Governadores e prefeitos, embora assustados
com o tamanho das manifestações, têm sido incapazes de
compreender o que está acontecendo. Repetem bordões do tipo
“estamos numa democracia e todas essas manifestações são
legítimas, desde que pacíficas”. É patético ouvir algumas
autoridades e alguns burocratas afirmando que “aguardam as
lideranças para negociar”. Não entenderam nada do que está
acontecendo. Esperam que tudo passe e volte à normalidade dos
conchavos de gabinetes, da velha política que não presta contas
aos cidadãos. Quando muito prometerão migalhas para diminuir a
pressão, na certeza de que tudo haverá de acalmar.

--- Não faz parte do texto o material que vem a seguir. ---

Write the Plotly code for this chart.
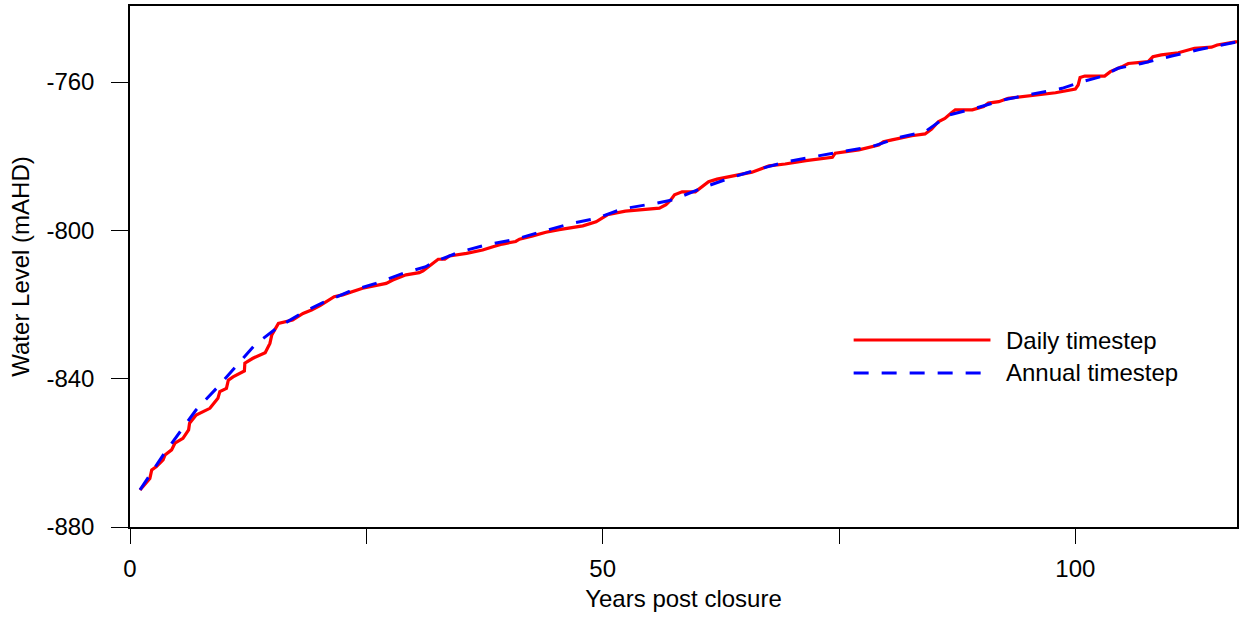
import plotly.graph_objects as go

# Daily timestep series (years post closure, water level mAHD)
daily_years = [1.06, 2.1, 2.3, 2.8, 3.5, 3.7, 4.4, 4.75, 5.6, 6.2, 6.3, 7.0, 8.45, 9.3, 9.5,
               10.2, 10.4, 10.9, 12.1, 12.15, 13.0, 14.3, 14.8, 15.0, 15.7, 17.2, 18.3, 19.2,
               20.1, 21.1, 21.6, 22.5, 24.6, 27.1, 27.8, 29.2, 30.6, 31.0, 32.0, 32.6, 33.3,
               33.8, 35.6, 37.3, 38.4, 39.4, 40.8, 41.2, 42.6, 44.0, 45.4, 47.9, 49.3, 50.5,
               52.4, 56.0, 56.7, 57.2, 57.6, 58.4, 59.8, 60.5, 61.2, 62.1, 64.1, 65.8, 67.6,
               69.3, 71.5, 72.9, 74.3, 74.6, 77.1, 79.2, 79.7, 80.6, 81.3, 82.7, 84.1, 84.8,
               85.5, 86.2, 86.9, 87.3, 89.1, 90.3, 90.8, 91.9, 92.9, 94.7, 96.1, 97.9, 100.0,
               100.3, 100.5, 101.0, 103.1, 103.7, 104.9, 105.6, 107.7, 108.2, 109.1, 110.9,
               112.6, 114.4, 115.0, 117.1]
daily_level = [-870.0, -866.9, -864.6, -863.7, -861.9, -860.6, -859.2, -857.4, -856.1, -853.8,
               -852.0, -849.8, -848.0, -845.3, -843.5, -842.6, -840.4, -839.5, -837.9, -835.8,
               -834.5, -833.0, -830.5, -828.2, -825.1, -824.2, -822.4, -821.5, -820.3, -818.8,
               -817.9, -817.4, -815.6, -814.3, -813.4, -812.0, -811.4, -810.9, -808.9, -807.8,
               -807.8, -806.9, -806.2, -805.3, -804.4, -803.7, -803.0, -802.4, -801.5, -800.5,
               -799.8, -798.8, -797.7, -795.8, -794.8, -794.0, -793.1, -791.8, -790.4, -789.6,
               -789.6, -788.2, -786.9, -786.2, -785.1, -784.3, -782.6, -782.1, -781.2, -780.8,
               -780.3, -779.2, -778.3, -777.0, -776.1, -775.6, -775.2, -774.5, -774.0, -772.7,
               -770.7, -769.8, -768.3, -767.5, -767.5, -766.6, -765.7, -765.3, -764.4, -763.9,
               -763.4, -762.9, -761.9, -760.8, -758.8, -758.4, -758.4, -757.2, -755.9, -755.0,
               -754.5, -753.2, -752.7, -752.1, -750.9, -750.6, -750.0, -749.1]

# Annual timestep series
annual_years = [1.06, 3.5, 7.0, 9.15, 13.2, 15.5, 18.1, 20.4, 23.2, 26.0, 28.9, 31.3, 32.0,
                34.8, 37.7, 40.8, 43.6, 46.6, 49.3, 52.1, 55.6, 57.4, 60.9, 63.7, 66.5, 69.3,
                72.4, 75.3, 78.5, 81.3, 84.1, 86.6, 89.4, 92.6, 95.5, 98.6, 100.7, 102.8,
                104.5, 107.0, 110.2, 113.0, 117.1]
annual_level = [-870.0, -860.6, -848.4, -842.6, -830.9, -826.4, -822.4, -819.5, -816.5, -814.3,
                -811.6, -809.8, -808.7, -805.9, -803.9, -802.4, -800.3, -798.2, -796.8, -794.2,
                -792.7, -791.8, -788.2, -785.7, -783.5, -781.6, -780.1, -778.8, -777.4, -775.0,
                -773.4, -768.9, -767.1, -764.7, -763.3, -761.7, -759.9, -758.5, -756.3, -755.0,
                -753.0, -751.3, -749.2]

x_tickvals = [0, 25, 50, 75, 100]
x_ticktext = ["0", "", "50", "", "100"]
y_tickvals = [-880, -840, -800, -760]
y_ticktext = ["-880", "-840", "-800", "-760"]
series_names = ["Daily timestep", "Annual timestep"]

FONT = "Liberation Sans, Arial, sans-serif"
FS = 24

fig = go.Figure()
fig.add_trace(go.Scatter(x=daily_years, y=daily_level, mode="lines", name=series_names[0],
                         line=dict(color="#ff0000", width=3.2), showlegend=False))
fig.add_trace(go.Scatter(x=annual_years, y=annual_level, mode="lines", name=series_names[1],
                         line=dict(color="#0000ff", width=3, dash="15px,13px"), showlegend=False))

# Manual legend (line samples + labels)
leg_x0, leg_x1, leg_tx = 0.6537, 0.7773, 0.7899
leg_rows = [0.3589, 0.2956]
styles = [dict(color="#ff0000", width=3), dict(color="#0000ff", width=3, dash="15px,13px")]
for name, yy, st in zip(series_names, leg_rows, styles):
    fig.add_shape(type="line", xref="paper", yref="paper", x0=leg_x0, x1=leg_x1, y0=yy, y1=yy,
                  line=st)
    fig.add_annotation(xref="paper", yref="paper", x=leg_tx, y=yy, text=name, showarrow=False,
                       xanchor="left", yanchor="middle", font=dict(size=FS, color="black", family=FONT))

fig.update_layout(
    width=1242, height=619,
    margin=dict(l=130, r=3, t=6, b=92),
    paper_bgcolor="white", plot_bgcolor="white",
    font=dict(family=FONT, size=FS, color="black"),
)
fig.update_xaxes(range=[0, 117.1], tickvals=x_tickvals, ticktext=x_ticktext,
                 ticks="outside", ticklen=15, tickwidth=1, tickcolor="black",
                 showline=True, linecolor="black", linewidth=1.5, mirror=True,
                 showgrid=False, zeroline=False, ticklabelstandoff=4,
                 title=dict(text="Years post closure", standoff=10, font=dict(size=FS)))
fig.update_yaxes(range=[-880, -739.5], tickvals=y_tickvals, ticktext=y_ticktext,
                 ticks="outside", ticklen=17, tickwidth=1, tickcolor="black",
                 showline=True, linecolor="black", linewidth=1.5, mirror=True,
                 showgrid=False, zeroline=False, ticklabelstandoff=12,
                 title=dict(text="Water Level (mAHD)", standoff=10, font=dict(size=FS)))

fig.write_html("out.html")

Mas, o que se pôs em marcha não volta à sua
condição original. O povo está nas ruas com um recado. Governos
que não quiserem ouvir o que se grita nas praças, que não
souberem ler o que está escrito em cartazes e faixas serão
página virada da história. O que se vê nas ruas não é pouca
coisa. Trata-se de um desencanto profundo com as formas
tradicionais de política, de justiça injusta e com uma
democracia que é cada vez mais uma caricatura, muito distante do
vigor que emerge das redes sociais. Há uma potencialidade para a
criação de algo novo, que ninguém sabe ainda o que é.
O país acordou. E vai tirar o sono de muita
gente. Começou por 20 centavos, mas essa luta não tem preço!